Lately I’ve come across lots of posts, articles, and declarations about putting your phone down and living in the moment. Be present instead of taking a photo or video! I agree, we should not record an entire concert on our iPad, and we probably shouldn’t have our phones out snapping photos during a wedding. Other than that, I pretty much 100% disagree with this opinion.
I absolutely LOVE capturing moments of my family and my daughter.
I know I have friends on Facebook who probably shake their head every time I upload a batch of photos. Over the holiday season, from Thanksgiving into the new year, I took upwards of 700 photos and I don’t regret it one bit. I’ve never been hit by that rocking feeling that I am missing an inspiring moment because I was snapping photo. I am engaging in the moment and creating the instant memory of it. You know what I wish I had more of? Videos from my daughter as a baby. She is my one and only, and we have no plans to have anymore, so I will never again experience the newness of a little life like that. I have so few videos of that time and as much as my heart and my mind intended on remembering the little moments, it’s just not always true.
Sometime in the last several months, I watched a home video at my in-law’s house. I would venture to say that my mother-in-law feels about the same way that I do in regards to capturing memories, as she too captures lots of photos and events for our family. What I saw that day was a video of my husband as a little boy and his two sisters, dancing around with their dad singing Rocky Top (all very big Vols fans). They currently live in the same house as they did then, but everything was different. This was just a normal day, not Christmas morning or a birthday. Just a moment of fun and laughter and love, and they captured it…and then they shared it with me. I loved it; it made my heart swell watching people who I love so much dancing around 20 years ago. I guarantee you that my mother-in-law does not regret capturing that moment all those years ago now that her babies are grown with their own babies.
On my mom’s side of the family, we are big fans of slideshows. My mom and my aunt can put together some absolutely perfect slideshows that will just wreck your heart (in the best way). A walk down memory lane mashed with the perfect song, wouldn’t happen without the photo to go with it. Am I going to make a slideshow with all 700 photos that I took this holiday season? No, probably not, but some of those photos will come up. Some of them will be cherished for the rest of our life. The fewer I take, the fewer I capture.
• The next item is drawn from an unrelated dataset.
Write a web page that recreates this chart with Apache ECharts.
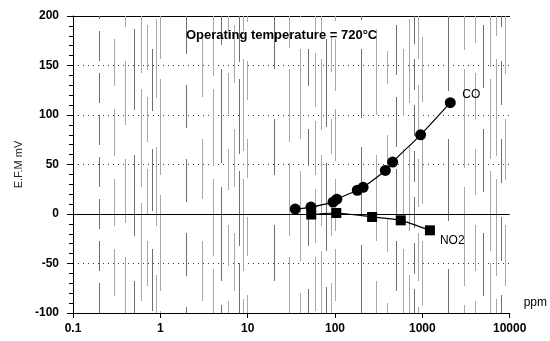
<!DOCTYPE html>
<html>
<head>
<meta charset="utf-8">
<script src="https://cdn.jsdelivr.net/npm/echarts@6/dist/echarts.min.js"></script>
<style>
html,body{margin:0;padding:0;background:#fff;}
#chart{width:550px;height:341px;}
</style>
</head>
<body>
<div id="chart"></div>
<script>
// Gas concentration (ppm) vs. sensor EMF (mV)
var coPpm   = [35, 53, 95, 105, 180, 210, 377, 457, 955, 2090];
var coMv    = [5, 7, 12, 15, 24, 27, 44, 52.5, 80, 112.5];
var no2Ppm  = [53.5, 103.5, 266, 566, 1222];
var no2Mv   = [-0.5, 1, -3, -6.4, -16.5];
var xDecades = [0.1, 1, 10, 100, 1000];
var titleText = 'Operating temperature = 720\u00B0C';

function pairs(xs, ys) { return xs.map(function (x, i) { return [x, ys[i]]; }); }

// log-scale vertical gridlines at 1..9 of every decade, broken dash patterns
var gridLines = [];
var n = 0;
xDecades.forEach(function (d, di) {
  for (var k = (di === 0 ? 2 : 1); k <= 9; k++) {
    var dash = [30 + (n * 17) % 70, 12 + (n * 11) % 40];
    gridLines.push({
      xAxis: d * k,
      lineStyle: {
        color: n % 3 === 0 ? '#6e6e6e' : '#a8a8a8',
        type: dash, dashOffset: (n * 53) % 110, width: 1
      }
    });
    n++;
  }
});

var font = 'Liberation Sans';
var chart = echarts.init(document.getElementById('chart'));
chart.setOption({
  animation: false,
  textStyle: { fontFamily: font },
  title: {
    text: titleText, left: 181, top: 24,
    textStyle: { fontFamily: font, fontSize: 13, fontWeight: 'bold', color: '#000' }
  },
  grid: { left: 73, right: 37, top: 16, bottom: 28, containLabel: false },
  xAxis: [{
    type: 'log', min: 0.1, max: 10000, logBase: 10,
    name: 'ppm', nameLocation: 'end', nameGap: 14,
    nameTextStyle: { fontSize: 12, color: '#000', verticalAlign: 'bottom', padding: [0, 0, 4, 0] },
    axisLine: { onZero: false, lineStyle: { color: '#000', width: 1 } },
    axisTick: { inside: false, length: 5, lineStyle: { color: '#000' } },
    axisLabel: { fontSize: 12, fontWeight: 'bold', color: '#000', margin: 10,
      formatter: function (v) { return String(v); } },
    splitLine: { show: false }
  }, {
    type: 'log', min: 0.1, max: 10000, position: 'top',
    axisLine: { show: true, onZero: false, lineStyle: { color: '#000', width: 1 } },
    axisTick: { show: false }, axisLabel: { show: false }, splitLine: { show: false }
  }],
  yAxis: {
    type: 'value', min: -100, max: 200, interval: 50,
    name: 'E.F.M mV', nameLocation: 'middle', nameGap: 38, nameRotate: 90,
    nameTextStyle: { fontSize: 11, color: '#222' },
    axisLine: { show: true, lineStyle: { color: '#000', width: 1 } },
    axisTick: { show: true, inside: false, length: 6, lineStyle: { color: '#000' } },
    minorTick: { show: true, splitNumber: 5, length: 4, lineStyle: { color: '#000' } },
    axisLabel: { fontSize: 12, fontWeight: 'bold', color: '#000', margin: 14 },
    splitLine: { show: true, lineStyle: { color: '#333', type: [1, 4], width: 1 } }
  },
  series: [{
    type: 'line', name: 'grid', data: [], silent: true,
    markLine: {
      silent: true, symbol: 'none', label: { show: false },
      data: gridLines
    }
  }, {
    type: 'line', name: 'zero', data: [], silent: true,
    markLine: {
      silent: true, symbol: 'none', label: { show: false },
      lineStyle: { color: '#000', type: 'solid', width: 1 },
      data: [{ yAxis: 0 }]
    }
  }, {
    type: 'line', name: 'CO', smooth: 0.3,
    data: pairs(coPpm, coMv),
    symbol: 'circle', symbolSize: 11,
    itemStyle: { color: '#000' }, lineStyle: { color: '#000', width: 1.2 },
    endLabel: { show: true, formatter: 'CO', color: '#000', fontSize: 12, offset: [4, -8] },
    z: 5
  }, {
    type: 'line', name: 'NO2', smooth: 0.2,
    data: pairs(no2Ppm, no2Mv),
    symbol: 'rect', symbolSize: 10,
    itemStyle: { color: '#000' }, lineStyle: { color: '#000', width: 1.2 },
    endLabel: { show: true, formatter: 'NO2', color: '#000', fontSize: 12, offset: [2, 10] },
    z: 5
  }]
});
</script>
</body>
</html>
I never know if that’s going to be the last time I see a family baby crawl across the floor before they walk or if we will all get to be together next year.
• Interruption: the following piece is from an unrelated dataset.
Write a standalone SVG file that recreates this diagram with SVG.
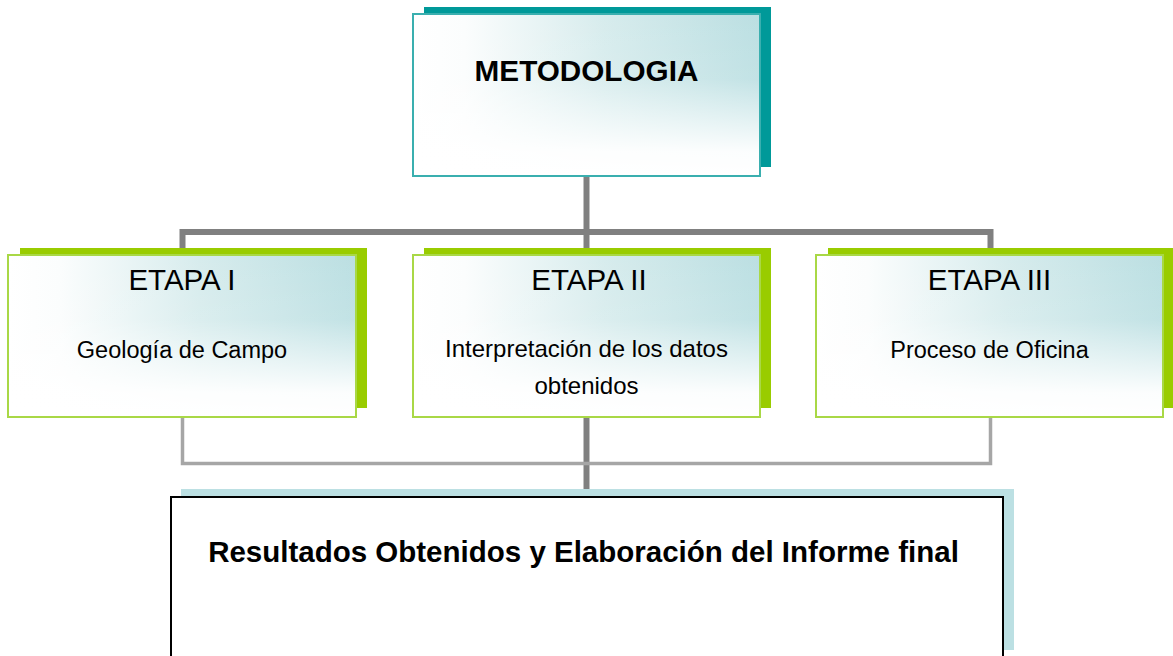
<svg xmlns="http://www.w3.org/2000/svg" width="1173" height="656" viewBox="0 0 1173 656">
<style>
.t{font-family:"Liberation Sans",Arial,sans-serif;fill:#000;text-anchor:middle}
.b{font-weight:bold}
.dk{stroke:#808080;stroke-width:6;fill:none}
.lt{stroke:#A6A6A6;stroke-width:3.5;fill:none}
.teal{fill:#009999}
.green{fill:#99CC00}
.fT{stroke:#3AAFAF;stroke-width:2}
.fG{stroke:#A9D846;stroke-width:2}
</style>
<defs>
<linearGradient id="gh" x1="0" y1="0" x2="1" y2="0">
<stop offset="0" stop-color="#FFFFFF"/>
<stop offset="0.15" stop-color="#FBFDFD"/>
<stop offset="0.55" stop-color="#D7ECED"/>
<stop offset="1" stop-color="#BBDFE2"/>
</linearGradient>
<linearGradient id="gv" x1="0" y1="0" x2="0" y2="1">
<stop offset="0" stop-color="#FFFFFF" stop-opacity="0"/>
<stop offset="0.4" stop-color="#FFFFFF" stop-opacity="0.1"/>
<stop offset="0.85" stop-color="#FFFFFF" stop-opacity="0.95"/>
<stop offset="1" stop-color="#FFFFFF" stop-opacity="1"/>
</linearGradient>
</defs>
<rect width="1173" height="656" fill="#FFFFFF"/>
<g id="connectors">
<line class="dk" x1="586.5" y1="176" x2="586.5" y2="232"/>
<polyline class="dk" points="182.5,250 182.5,232 990.5,232 990.5,250"/>
<line class="dk" x1="586.5" y1="232" x2="586.5" y2="250"/>
<line class="dk" x1="586.5" y1="417" x2="586.5" y2="490"/>
<polyline class="lt" points="182.5,417 182.5,463.5 990.5,463.5 990.5,417"/>
</g>
<g id="metodologia">
<rect class="teal" x="424" y="7" width="347" height="160"/>
<rect x="413" y="14" width="347" height="162" fill="url(#gh)"/>
<rect x="413" y="14" width="347" height="162" fill="url(#gv)" class="fT"/>
<text class="t b" x="586.5" y="81" font-size="29.7">METODOLOGIA</text>
</g>
<g id="etapa1">
<rect class="green" x="20" y="248" width="347" height="160"/>
<rect x="8" y="255" width="348" height="162" fill="url(#gh)"/>
<rect x="8" y="255" width="348" height="162" fill="url(#gv)" class="fG"/>
<text class="t" x="182" y="290" font-size="29.5">ETAPA I</text>
<text class="t" x="182" y="357.5" font-size="23.5">Geología de Campo</text>
</g>
<g id="etapa2">
<rect class="green" x="424" y="248" width="347" height="160"/>
<rect x="413" y="255" width="347" height="162" fill="url(#gh)"/>
<rect x="413" y="255" width="347" height="162" fill="url(#gv)" class="fG"/>
<text class="t" x="589" y="290" font-size="29.5">ETAPA II</text>
<text class="t" x="586.5" y="356.5" font-size="24">Interpretación de los datos</text>
<text class="t" x="586.5" y="394" font-size="24">obtenidos</text>
</g>
<g id="etapa3">
<rect class="green" x="828" y="248" width="345" height="160"/>
<rect x="816" y="255" width="347" height="162" fill="url(#gh)"/>
<rect x="816" y="255" width="347" height="162" fill="url(#gv)" class="fG"/>
<text class="t" x="989.5" y="290" font-size="29.5">ETAPA III</text>
<text class="t" x="989.5" y="357.5" font-size="23.5">Proceso de Oficina</text>
</g>
<g id="resultados">
<rect x="181" y="489" width="833" height="161" fill="#BCE0E3"/>
<rect x="171" y="497" width="832" height="170" fill="#FFFFFF" stroke="#000" stroke-width="2"/>
<text class="t b" x="583.5" y="561.5" font-size="29.5">Resultados Obtenidos y Elaboración del Informe final</text>
</g>
</svg>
My uncle is in a bad way now, and this might have been the last time I will have heard him pick a banjo with his talented fingers, or play music with my whole family. I don’t regret for a moment capturing the happiness on my husband’s face as he got pelted with a snowball. I love looking back on the happiness of family doing normal things, playing a game, talking and cooking, just being together. I relish capturing the sweetness on my daughter’s face when she opens a gift she loves or enjoying her gifts.
I don’t normally comment on blogs, but your post hit a cord in me. I too read all the articles about being in the moment and it made me feel like i was taking too many photos. But I love photos. Like you, I love reliving those happy memories and letting my kids see how they used to be. I love that facebook actually has the memories tab. 6 years ago, my daughter was baptized and I had a dear friend who came and filmed the whole thing for me. She posted it and tagged me and it came across my memories. My daughter is about to turn 15 and I shared the post and tagged her and she was delighted to see herself getting baptized and it reminded her of the best decision she ever made. It served a reminder and a sweet memory for the both of us. She is my only daughter and my son is already 6 and growing up so fast. by taking pictures I feel like I get to hold onto his childhood a bit longer and then revisit it with him when he gets older. Plus, my mother in law has dementia and so those early videos of him with her are that much more special since she has trouble remembering who he is. So thank you for this post. Now, i don’t feel guilty of stepping back and taking a photo and then rejoining in the fun. I have never felt like I was missing the moment. I was there, just recording it for later.